La mobilité est le propre de l’homme, notamment celle des jeunes, qu’ils soient compétents ou non qualifiés, dotés ou démunis de formation, au chômage ou à la recherche d’une promotion professionnelle ou sociale.
A travers l’histoire en Europe, en Afrique ou autour de la Méditerranée, il y a toujours eu des vagues d’émigration plus ou moins fortes, justifiées par des crises économiques, sociales ou politiques, qui ont favorisé la diversité culturelle et sociale des nations.
Depuis l’avènement du soulèvement démocratique du 14 janvier 2011, plusieurs indicateurs ont provoqué une accélération de l’émigration des compétences dans notre pays.
Instabilité politique, perturbations sociales, actes terroristes, marasme économique, croissance en berne, climat défavorable à l’investissement, stagnation du marché de l’emploi, inflation galopante.
Cela a incité plusieurs centaines de jeunes médecins (entre 400 et 700 dit-on faute de statistiques), mais aussi des centaines sinon des milliers d’ingénieurs, notamment des informaticiens, à partir en Europe à la recherche d’un emploi, mais aussi et surtout, de meilleures conditions de travail et de vie.
Des pays européens comme l’Allemagne et la France ont accueilli ces jeunes dans leurs structures publiques et privées conformément à leurs diplômes.
Il y a lieu de prendre en considération que, parmi les 240.000 diplômés du supérieur au chômage, il y a plus de 10.000 ingénieurs et plusieurs milliers de médecins.

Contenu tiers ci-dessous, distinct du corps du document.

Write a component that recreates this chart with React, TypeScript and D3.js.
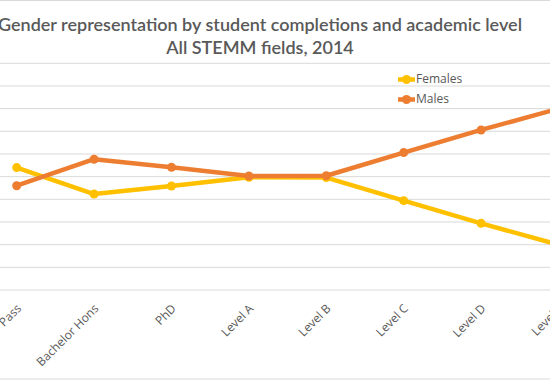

Cette situation dure depuis plusieurs années, elle est intolérable pour plusieurs raisons, économiques, sociales et politiques.
Il y a plusieurs facteurs qui justifient l’émigration : d’abord l’emploi, ensuite la rémunération, enfin les conditions de travail et les perspectives d’avenir.
On ne peut pas dire que la rémunération des jeunes compétences soit suffisamment motivante, vu le coût de la vie qui renchérit de plus en plus, pour leur permettre d’envisager l’avenir avec sérénité : mariage, acquisition d’un logement, achat d’une voiture…
Les conditions de travail sont souvent difficiles et peu encourageantes.
Les deux professions les plus sensibles sont celles de médecin et d’ingénieur-architecte.
D’abord, il s’agit des élèves les plus brillants au bac, ceux qui sont doués, qui viennent des lycées pilotes et qui ont obtenu les meilleures notes.
Ensuite, ce sont des étudiants qui ont fait preuve d’un cycle d’études supérieures réussies et qui ont obtenu leurs diplômes avec succès. Au bout de tant d’efforts, de sacrifices et de réussites, aboutir à une situation de chômage ou d’emploi sous-considéré, est pour le moins que l’on puisse dire, une déception amère.
Pour retenir les médecins sur place et les encourager à assumer leurs responsabilités dans les meilleures conditions, l’Etat a le devoir d’améliorer l’équipement des hôpitaux et garantir leur sécurité.
Renforcer l’encadrement des hôpitaux régionaux par des médecins spécialistes, est une tâche urgente, n’étant possible que si des incitations vigoureuses sont consenties par le ministère de la Santé sous forme de logements décents, d’indemnités consistantes et de conditions de travail dignes.
Les compétences tunisiennes émigrées peuvent et doivent favoriser le développement de la mère-patrie de plusieurs façons.
Investir dans le pays natal, faire bénéficier la Tunisie de leur savoir-faire, de la qualité de leurs relations, du fruit de leurs recherches et travaux, faire honneur au pays et faire briller l’image de la Tunisie par leur conduite et leur savoir.
Les émigrés tunisiens finissent toujours par revenir au pays.
Le terme de “fuite” est péjoratif, il invoque la notion de ne pas assumer une responsabilité et suppose que l’intéressé échappe à son devoir.
Est-ce le cas, lorsqu’on aspire à une promotion professionnelle et sociale, à de meilleures conditions de travail et de vie, ou à un autre environnement ? Probablement non.
Quand on ne trouve pas d’emploi conforme à sa formation et à ses qualifications, une rémunération correcte susceptible de permettre une vie digne, des conditions de travail conformes à ses ambitions, la mobilité constitue une solution provisoire, raisonnable, sinon durable.
Cela ne constitue pas une rupture définitive avec son pays natal, ni avec sa famille ni avec ses origines… Et encore moins, une ingratitude vis-à-vis de ce qui est dû à ses racines : coût de la formation, valeur de l’éducation…
Le Tunisien reste d’une façon ou d’une autre attaché à sa patrie, à ses racines, à sa famille et à ses amis.